In this particular deal, the proposed terms are as follows: Cincinnati-based Model Group, the firm heading the $32 million project, would borrow $2.5 million from the fund created by the sale of the city's electric utility at an annual rate of 2.5 percent. But Model would have to pay only $37,500 in interest (1.5 percent) every year; the remainder would be due at the end of the loan's 15-year term or upon sale of the project, although additional payments could be made earlier depending on the project's cash flow.
The intent, Feasel said, is to make the loan more affordable during the project's early years, when revenues from its proposed 72 residential units and 22 storefronts may or may not match expectations.
The terms aren't quite as arbitrary as they sound. The non-profit Downtown Development Trust bought many of the properties included in the Landing project with the help of a $1.2 million loan from the Community Foundation of Greater Fort Wayne — a loan that was also made at 2.5 percent interest for 15 years and served as a guide for the Legacy proposal.
"I would have preferred 10 years (to repay the loan), but 15 is not unreasonable. A loan is better than an outright grant," said Crawford, who is unconcerned about the city's lack of collateral in the deal because of the Landing project's good design and the Model Group's track record, which includes a similar but much larger historic-restoration project in its home town.
He's right about that: Even a partial shift from grants to loans would allow Legacy to underwrite more projects over a longer period of time. The longevity of the fund, which currently contains about $37 million, has been a special concern of Russ Jehl, R-2nd, who last year persuaded his fellow councilmen to make Riverfront development Legacy's top priority. But even though the Landing is at least indirectly linked to redevelopment of the nearby riverfront, Jehl has at least one major concern about the proposed $2.5 million loan.
As I first reported in December, the project's proposed funding package includes about $6.7 million in federal New Market Tax Credits — credits the city was unable to secure as expected in November. The Model Group's Jason Chamlee said he's confident the credits can be obtained from other sources, but even he understands Jehl's reluctance to commit Legacy dollars to a project with a gaping hole in its financing, which also anticipates a $3.9 million mortgage from the Illinois Finance Fund, $3.2 million in private equity, a $4 million historic tax credit, $2.5 million from the city's Redevelopment Commission, $7.1 million form the state's Regional Cities program and $1 million loan from federal housing funds that may be forgivable depending on certain conditions, Feasel said.
"We've gotten the cart before the horse before," Jehl said. "Legacy should be used only when the full capital stack is in place."
Perhaps, but the loan agreement protects the city in this case by placing the Legacy dollars in reserve until all other proposed funds are secured.
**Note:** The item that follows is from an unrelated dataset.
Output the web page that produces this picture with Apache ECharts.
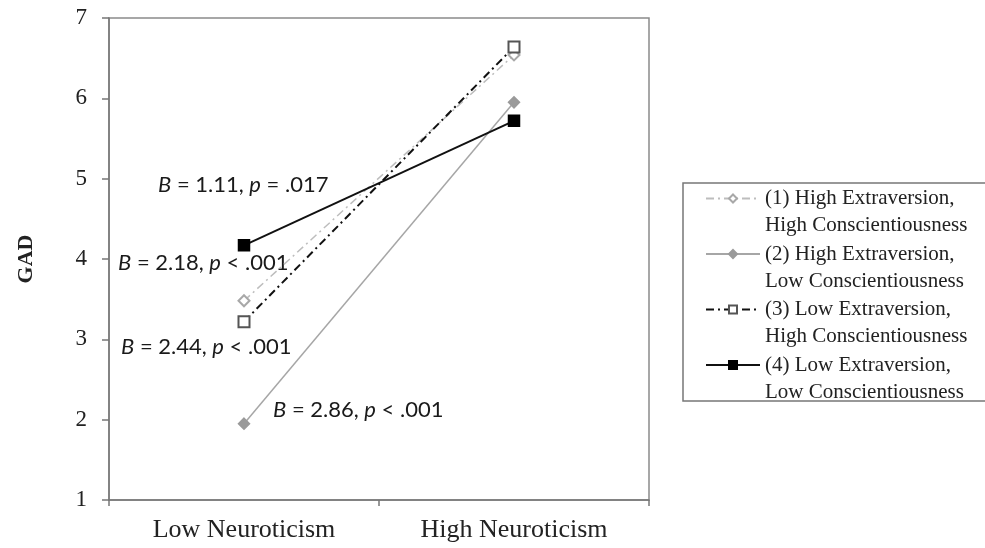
<!DOCTYPE html>
<html>
<head>
<meta charset="utf-8">
<script src="https://cdn.jsdelivr.net/npm/echarts@6/dist/echarts.min.js"></script>
<style>
  html, body { margin: 0; padding: 0; background: #fff; }
  #chart { width: 985px; height: 548px; }
</style>
</head>
<body>
<div id="chart"></div>
<script>
// categories and values
const categories = ['Low Neuroticism', 'High Neuroticism'];
const seriesNames = [
  '(1) High Extraversion,\nHigh Conscientiousness',
  '(2) High Extraversion,\nLow Conscientiousness',
  '(3) Low Extraversion,\nHigh Conscientiousness',
  '(4) Low Extraversion,\nLow Conscientiousness'
];
const hiExtHiCon = [3.48, 6.54];
const hiExtLoCon = [1.95, 5.95];
const loExtHiCon = [3.22, 6.64];
const loExtLoCon = [4.17, 5.72];
const yTicks = [1, 7, 1]; // min, max, interval

// slope annotations: [B, p-sign, p-value, left, centre y]
const notes = [
  ['1.11', '=', '.017', 158, 185],
  ['2.18', '<', '.001', 118, 263],
  ['2.44', '<', '.001', 121, 347],
  ['2.86', '<', '.001', 273, 410]
];

const serif = 'Liberation Serif';
const sans = 'Lato';

const chart = echarts.init(document.getElementById('chart'));

const line = (name, data, color, symbol, symColor, type, width) => ({
  name,
  type: 'line',
  data,
  symbol,
  symbolSize: 11,
  showSymbol: true,
  itemStyle: { color: symColor, borderColor: symColor, borderWidth: 1.5 },
  lineStyle: { color, type, width },
  emphasis: { disabled: true },
  animation: false
});

const option = {
  backgroundColor: '#fff',
  grid: {
    left: 109,
    right: 336,
    top: 18,
    bottom: 48,
    show: true,
    borderColor: '#8a8a8a',
    borderWidth: 1.5,
    containLabel: false
  },
  legend: {
    orient: 'vertical',
    left: 705,
    top: 158,
    padding: 0,
    itemGap: -25.5,
    itemWidth: 54,
    itemHeight: 10,
    data: seriesNames,
    // blank first line keeps the icon level with the first text line
    formatter: name => '\n' + name,
    textStyle: {
      fontFamily: serif,
      fontSize: 21,
      color: '#222',
      lineHeight: 27
    }
  },
  xAxis: {
    type: 'category',
    data: categories,
    boundaryGap: true,
    axisLine: { lineStyle: { color: '#777', width: 1.5 } },
    axisTick: { show: true, length: 6, lineStyle: { color: '#777', width: 1.5 } },
    axisLabel: {
      fontFamily: serif,
      fontSize: 26,
      color: '#222',
      margin: 17
    }
  },
  yAxis: {
    type: 'value',
    min: yTicks[0],
    max: yTicks[1],
    interval: yTicks[2],
    name: 'GAD',
    nameLocation: 'middle',
    nameGap: 72,
    nameTextStyle: {
      fontFamily: serif,
      fontSize: 22,
      fontWeight: 'bold',
      color: '#222'
    },
    splitLine: { show: false },
    axisLine: { show: true, lineStyle: { color: '#777', width: 1.5 } },
    axisTick: { show: true, length: 7, lineStyle: { color: '#777', width: 1.5 } },
    axisLabel: {
      fontFamily: serif,
      fontSize: 23,
      color: '#222',
      margin: 22
    }
  },
  series: [
    line(seriesNames[0], hiExtHiCon, '#bdbdbd', 'emptyDiamond', '#a8a8a8', [8, 4, 2, 4], 1.5),
    line(seriesNames[1], hiExtLoCon, '#a6a6a6', 'diamond', '#9a9a9a', 'solid', 1.5),
    line(seriesNames[2], loExtHiCon, '#111', 'emptyRect', '#555', [8, 4, 2, 4], 2),
    line(seriesNames[3], loExtLoCon, '#111', 'rect', '#000', 'solid', 2)
  ],
  graphic: [
    {
      type: 'rect',
      silent: true,
      shape: { x: 683, y: 183, width: 330, height: 218 },
      style: { fill: 'none', stroke: '#777', lineWidth: 1.5 }
    }
  ].concat(notes.map(([b, sign, p, x, y]) => ({
    type: 'text',
    x,
    y,
    silent: true,
    style: {
      text: `{i|B} = ${b}, {i|p} ${sign} ${p}`,
      fontFamily: sans,
      fontSize: 22,
      fill: '#1a1a1a',
      verticalAlign: 'middle',
      rich: {
        i: { fontFamily: sans, fontSize: 22, fontStyle: 'italic', fill: '#1a1a1a' }
      }
    }
  })))
};

chart.setOption(option);
</script>
</body>
</html>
A more legitimate concern could be the fact that the interest of the Legacy fund would be subordinate to private investors should the project develop financial problems.
Overall, though, the loan appears to make sense and deserve council's support not only because the project will spur economic activity and generate taxes (Chamlee said some exciting commercial tenants could be announced soon) but because Crawford is right: A loan is better than a grant, especially when a private firm stands to earn a $3.2 million development fee.
But with no clear lending guidelines in place, and the Foellinger-Freimann Botanical Conservatory and the Clyde Theater seeking $1.2 million in Legacy loans for a walkway and renovations, respectively, you can bet a lot of people will be watching what council decides about the Landing, and drawing conclusions that may or may not apply to future events.